#### [TASK DETAILS]
Return only the lines from the top of the data down to the one that holds "const seriesNames = ['BEST", both included, without any pictures.
----------
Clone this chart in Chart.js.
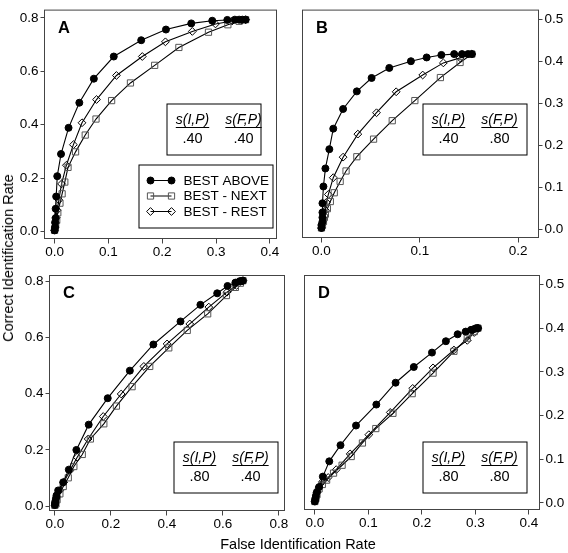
<!DOCTYPE html>
<html>
<head>
<meta charset="utf-8">
<script src="https://cdn.jsdelivr.net/npm/chart.js@4.4.1/dist/chart.umd.min.js"></script>
<style>
  html, body { margin: 0; padding: 0; background: #fff; }
  #wrap { position: relative; width: 568px; height: 553px; font-family: "Liberation Sans", Arial, sans-serif; color: #000; }
  #wrap canvas { position: absolute; left: 0; top: 0; }
  .ytitle { position: absolute; left: 8px; top: 258px; transform: translate(-50%, -50%) rotate(-90deg); white-space: nowrap; font-size: 14.5px; }
  .xtitle { position: absolute; left: 298px; top: 544px; transform: translate(-50%, -50%); white-space: nowrap; font-size: 14.5px; }
</style>
</head>
<body>
<div id="wrap">
  <canvas id="panelA" width="568" height="553"></canvas>
  <canvas id="panelB" width="568" height="553"></canvas>
  <canvas id="panelC" width="568" height="553"></canvas>
  <canvas id="panelD" width="568" height="553"></canvas>
  <div class="ytitle">Correct Identification Rate</div>
  <div class="xtitle">False Identification Rate</div>
</div>
<script>
// series names (legend)
const seriesNames = ['BEST ABOVE', 'BEST - NEXT', 'BEST - REST'];

// [false id rate, correct id rate]
const aAbove = [[0.000,0.004],[0.001,0.016],[0.001,0.034],[0.002,0.050],[0.002,0.085],[0.003,0.131],[0.005,0.207],[0.012,0.290],[0.026,0.388],[0.046,0.482],[0.073,0.572],[0.110,0.655],[0.161,0.716],[0.207,0.756],[0.254,0.779],[0.293,0.789],[0.321,0.792],[0.335,0.793],[0.343,0.793],[0.349,0.793],[0.355,0.793]];
const aNext  = [[0.000,0.004],[0.001,0.012],[0.002,0.024],[0.004,0.042],[0.006,0.070],[0.010,0.106],[0.014,0.141],[0.019,0.185],[0.025,0.240],[0.039,0.298],[0.057,0.361],[0.077,0.421],[0.106,0.490],[0.141,0.556],[0.186,0.622],[0.231,0.689],[0.286,0.746],[0.322,0.774],[0.343,0.787],[0.355,0.793]];
const aRest  = [[0.000,0.005],[0.001,0.016],[0.002,0.032],[0.003,0.052],[0.005,0.080],[0.008,0.118],[0.013,0.178],[0.022,0.248],[0.035,0.325],[0.051,0.407],[0.078,0.494],[0.115,0.584],[0.163,0.655],[0.206,0.710],[0.256,0.749],[0.299,0.777],[0.330,0.788],[0.347,0.792],[0.355,0.793]];

const bAbove = [[0.000,0.003],[0.000,0.010],[0.001,0.018],[0.001,0.028],[0.001,0.040],[0.001,0.062],[0.002,0.102],[0.004,0.145],[0.008,0.191],[0.012,0.240],[0.022,0.287],[0.036,0.329],[0.051,0.361],[0.069,0.385],[0.091,0.401],[0.107,0.410],[0.122,0.416],[0.135,0.418],[0.143,0.418],[0.149,0.418],[0.153,0.418]];
const bNext  = [[0.000,0.003],[0.001,0.010],[0.002,0.020],[0.003,0.028],[0.004,0.036],[0.006,0.049],[0.009,0.066],[0.013,0.087],[0.019,0.114],[0.025,0.139],[0.036,0.173],[0.053,0.215],[0.072,0.259],[0.095,0.307],[0.121,0.362],[0.141,0.398],[0.153,0.418]];
const bRest  = [[0.000,0.003],[0.001,0.012],[0.002,0.025],[0.004,0.045],[0.005,0.064],[0.007,0.083],[0.012,0.123],[0.022,0.172],[0.037,0.227],[0.056,0.278],[0.076,0.328],[0.103,0.368],[0.124,0.397],[0.141,0.409],[0.153,0.418]];

const cAbove = [[0.000,0.004],[0.001,0.010],[0.002,0.018],[0.004,0.027],[0.006,0.038],[0.012,0.056],[0.030,0.085],[0.050,0.130],[0.077,0.200],[0.121,0.290],[0.189,0.384],[0.268,0.482],[0.352,0.575],[0.449,0.657],[0.520,0.716],[0.580,0.757],[0.617,0.783],[0.645,0.795],[0.660,0.800],[0.668,0.801],[0.672,0.802]];
const cNext  = [[0.000,0.003],[0.004,0.008],[0.008,0.023],[0.018,0.044],[0.030,0.070],[0.048,0.101],[0.068,0.141],[0.098,0.184],[0.127,0.239],[0.175,0.293],[0.220,0.356],[0.276,0.425],[0.339,0.497],[0.407,0.563],[0.473,0.625],[0.546,0.684],[0.613,0.749],[0.645,0.778],[0.663,0.793],[0.672,0.802]];
const cRest  = [[0.000,0.004],[0.002,0.014],[0.008,0.032],[0.018,0.056],[0.032,0.085],[0.054,0.127],[0.080,0.174],[0.119,0.239],[0.173,0.319],[0.237,0.399],[0.318,0.497],[0.401,0.577],[0.482,0.648],[0.550,0.708],[0.615,0.761],[0.649,0.785],[0.672,0.802]];

const dAbove = [[0.000,0.003],[0.001,0.009],[0.002,0.016],[0.004,0.025],[0.008,0.036],[0.015,0.060],[0.027,0.095],[0.048,0.132],[0.077,0.177],[0.115,0.225],[0.151,0.275],[0.185,0.311],[0.219,0.344],[0.245,0.370],[0.267,0.386],[0.282,0.392],[0.292,0.396],[0.298,0.398],[0.302,0.400],[0.305,0.400]];
const dNext  = [[0.000,0.003],[0.002,0.010],[0.004,0.020],[0.008,0.032],[0.014,0.042],[0.022,0.052],[0.035,0.068],[0.051,0.086],[0.068,0.106],[0.089,0.137],[0.114,0.170],[0.146,0.205],[0.182,0.250],[0.221,0.297],[0.260,0.347],[0.285,0.377],[0.298,0.392],[0.305,0.400]];
const dRest  = [[0.000,0.004],[0.002,0.012],[0.004,0.024],[0.008,0.036],[0.014,0.048],[0.025,0.058],[0.040,0.076],[0.066,0.112],[0.101,0.156],[0.141,0.207],[0.183,0.262],[0.221,0.309],[0.260,0.350],[0.285,0.372],[0.298,0.390],[0.305,0.400]];

// similarity parameters shown in each panel
const sIP = ['.40', '.40', '.80', '.80'];
const sFP = ['.40', '.80', '.40', '.80'];

// tick labels
const xTicksA = [0, 0.1, 0.2, 0.3, 0.4];
const xTicksB = [0, 0.1, 0.2];
const xTicksC = [0, 0.2, 0.4, 0.6, 0.8];
const xTicksD = [0, 0.1, 0.2, 0.3, 0.4];
const yTicksAC = [0, 0.2, 0.4, 0.6, 0.8];
const yTicksBD = [0, 0.1, 0.2, 0.3, 0.4, 0.5];

const FONT = '"Liberation Sans", Arial, sans-serif';
const W = 568, H = 553;

// look of each series
const looks = [
    { pointStyle: 'circle', pointRadius: 3.5, pointBackgroundColor: '#000', pointBorderColor: '#000' },
    { pointStyle: 'rect', pointRadius: 4.4, pointBackgroundColor: 'rgba(0,0,0,0)', pointBorderColor: '#555' },
    { pointStyle: 'rectRot', pointRadius: 3.9, pointBackgroundColor: 'rgba(0,0,0,0)', pointBorderColor: '#000' }
];

function drawMarker(ctx, i, x, y) {
    const lk = looks[i];
    ctx.save();
    ctx.lineWidth = 1;
    ctx.strokeStyle = lk.pointBorderColor;
    ctx.fillStyle = lk.pointBackgroundColor;
    ctx.beginPath();
    if (i === 0) {
        ctx.arc(x, y, lk.pointRadius, 0, Math.PI * 2);
        ctx.fill();
    } else if (i === 1) {
        const s = lk.pointRadius * Math.SQRT1_2;
        ctx.rect(x - s, y - s, 2 * s, 2 * s);
    } else {
        const r = lk.pointRadius;
        ctx.moveTo(x, y - r); ctx.lineTo(x + r, y); ctx.lineTo(x, y + r); ctx.lineTo(x - r, y); ctx.closePath();
    }
    ctx.stroke();
    ctx.restore();
}

// frame, panel letter, parameter box and legend
const panelDeco = {
    id: 'panelDeco',
    afterDraw(chart, args, o) {
        const { ctx, chartArea: a } = chart;
        ctx.save();
        ctx.strokeStyle = '#444';
        ctx.lineWidth = 1;
        ctx.strokeRect(a.left, a.top, a.right - a.left, a.bottom - a.top);

        ctx.fillStyle = '#000';
        ctx.font = 'bold 16.5px ' + FONT;
        ctx.textBaseline = 'alphabetic';
        ctx.textAlign = 'left';
        ctx.fillText(o.letter, a.left + 13.5, a.top + 22.5);

        // parameter box
        const b = o.pbox;
        ctx.fillStyle = '#fff';
        ctx.fillRect(b[0], b[1], b[2], b[3]);
        ctx.strokeStyle = '#000';
        ctx.strokeRect(b[0] + 0.5, b[1] + 0.5, b[2], b[3]);
        ctx.fillStyle = '#000';
        ctx.textAlign = 'center';
        ctx.textBaseline = 'middle';
        const cols = [b[0] + 26, b[0] + 77];
        const heads = ['s(I,P)', 's(F,P)'];
        const vals = [sIP[o.idx], sFP[o.idx]];
        for (let k = 0; k < 2; k++) {
            ctx.font = 'italic 14px ' + FONT;
            ctx.fillText(heads[k], cols[k], b[1] + 17);
            const w = ctx.measureText(heads[k]).width;
            ctx.fillRect(cols[k] - w / 2, b[1] + 23.5, w, 1);
            ctx.font = '14.5px ' + FONT;
            ctx.fillText(vals[k], cols[k], b[1] + 35);
        }

        if (o.legend) {
            const L = o.legend;
            ctx.fillStyle = '#fff';
            ctx.fillRect(L[0], L[1], L[2], L[3]);
            ctx.strokeStyle = '#000';
            ctx.strokeRect(L[0] + 0.5, L[1] + 0.5, L[2], L[3]);
            ctx.textAlign = 'left';
            ctx.font = '13.5px ' + FONT;
            seriesNames.forEach((name, i) => {
                const y = L[1] + 16 + i * 15.5;
                ctx.strokeStyle = '#000';
                ctx.beginPath();
                ctx.moveTo(L[0] + 12, y); ctx.lineTo(L[0] + 33, y);
                ctx.stroke();
                drawMarker(ctx, i, L[0] + 12, y);
                drawMarker(ctx, i, L[0] + 33, y);
                ctx.fillStyle = '#000';
                ctx.fillText(name, L[0] + 45, y + 0.5);
            });
        }
        ctx.restore();
    }
};

function makePanel(id, idx, letter, series, box, xr, yr, xTicks, yTicks, yRight, pbox, legend) {
    const yW = yRight ? 29 : 44;
    const xH = 22;
    const pad = {
        left: yRight ? box.l : box.l - yW,
        right: yRight ? W - box.r - yW : W - box.r,
        top: box.t,
        bottom: H - box.b - xH
    };
    const tickFont = { family: FONT, size: 13.5 };
    new Chart(document.getElementById(id), {
        type: 'line',
        data: {
            datasets: series.map((s, i) => Object.assign({
                data: s.map(p => ({ x: p[0], y: p[1] })),
                borderColor: '#000',
                borderWidth: 1.1,
                pointBorderWidth: 1,
                tension: 0,
                fill: false
            }, looks[i]))
        },
        options: {
            responsive: false,
            animation: false,
            events: [],
            layout: { padding: pad, autoPadding: false },
            plugins: { legend: { display: false }, tooltip: { enabled: false }, panelDeco: { letter, idx, pbox, legend } },
            scales: {
                x: {
                    type: 'linear', min: xr[0], max: xr[1],
                    afterBuildTicks: s => { s.ticks = xTicks.map(v => ({ value: v })); },
                    afterFit: s => { s.height = xH; },
                    border: { display: false },
                    grid: { drawOnChartArea: false, drawTicks: true, tickLength: 5, color: '#444' },
                    ticks: { color: '#000', font: tickFont, padding: 1, maxRotation: 0, autoSkip: false, callback: v => v.toFixed(1) }
                },
                y: {
                    type: 'linear', min: yr[0], max: yr[1], position: yRight ? 'right' : 'left',
                    afterBuildTicks: s => { s.ticks = yTicks.map(v => ({ value: v })); },
                    afterFit: s => { s.width = yW; },
                    border: { display: false },
                    grid: { drawOnChartArea: false, drawTicks: true, tickLength: 4, color: '#444' },
                    ticks: { color: '#000', font: tickFont, padding: 2, autoSkip: false, callback: v => v.toFixed(1) }
                }
            }
        },
        plugins: [panelDeco]
    });
}

makePanel('panelA', 0, 'A', [aAbove, aNext, aRest], { l: 44.5, t: 1.5, r: 276.5, b: 238.5 },
    [-0.0187, 0.4124], [-0.0263, 0.8288], xTicksA, yTicksAC, false, [166.5, 103.5, 94, 51], [138.5, 164.5, 134, 63]);
makePanel('panelB', 1, 'B', [bAbove, bNext, bRest], { l: 302.5, t: 1.5, r: 538.5, b: 237.5 },
    [-0.0193, 0.2208], [-0.0198, 0.5230], xTicksB, yTicksBD, true, [422.5, 103.5, 104, 51], null);
makePanel('panelC', 2, 'C', [cAbove, cNext, cRest], { l: 49.5, t: 275.5, r: 284.5, b: 510.5 },
    [-0.019, 0.8204], [-0.0153, 0.8203], xTicksC, yTicksAC, false, [173.5, 441.5, 104, 51], null);
makePanel('panelD', 3, 'D', [dAbove, dNext, dRest], { l: 304.5, t: 275.5, r: 539.5, b: 509.5 },
    [-0.0193, 0.42], [-0.0153, 0.5205], xTicksD, yTicksBD, true, [422.5, 441.5, 104, 51], null);
</script>
</body>
</html>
----------
#### [TASK RESPONSE]
Clone this chart in Chart.js.
<!DOCTYPE html>
<html>
<head>
<meta charset="utf-8">
<script src="https://cdn.jsdelivr.net/npm/chart.js@4.4.1/dist/chart.umd.min.js"></script>
<style>
  html, body { margin: 0; padding: 0; background: #fff; }
  #wrap { position: relative; width: 568px; height: 553px; font-family: "Liberation Sans", Arial, sans-serif; color: #000; }
  #wrap canvas { position: absolute; left: 0; top: 0; }
  .ytitle { position: absolute; left: 8px; top: 258px; transform: translate(-50%, -50%) rotate(-90deg); white-space: nowrap; font-size: 14.5px; }
  .xtitle { position: absolute; left: 298px; top: 544px; transform: translate(-50%, -50%); white-space: nowrap; font-size: 14.5px; }
</style>
</head>
<body>
<div id="wrap">
  <canvas id="panelA" width="568" height="553"></canvas>
  <canvas id="panelB" width="568" height="553"></canvas>
  <canvas id="panelC" width="568" height="553"></canvas>
  <canvas id="panelD" width="568" height="553"></canvas>
  <div class="ytitle">Correct Identification Rate</div>
  <div class="xtitle">False Identification Rate</div>
</div>
<script>
// series names (legend)
const seriesNames = ['BEST ABOVE', 'BEST - NEXT', 'BEST - REST'];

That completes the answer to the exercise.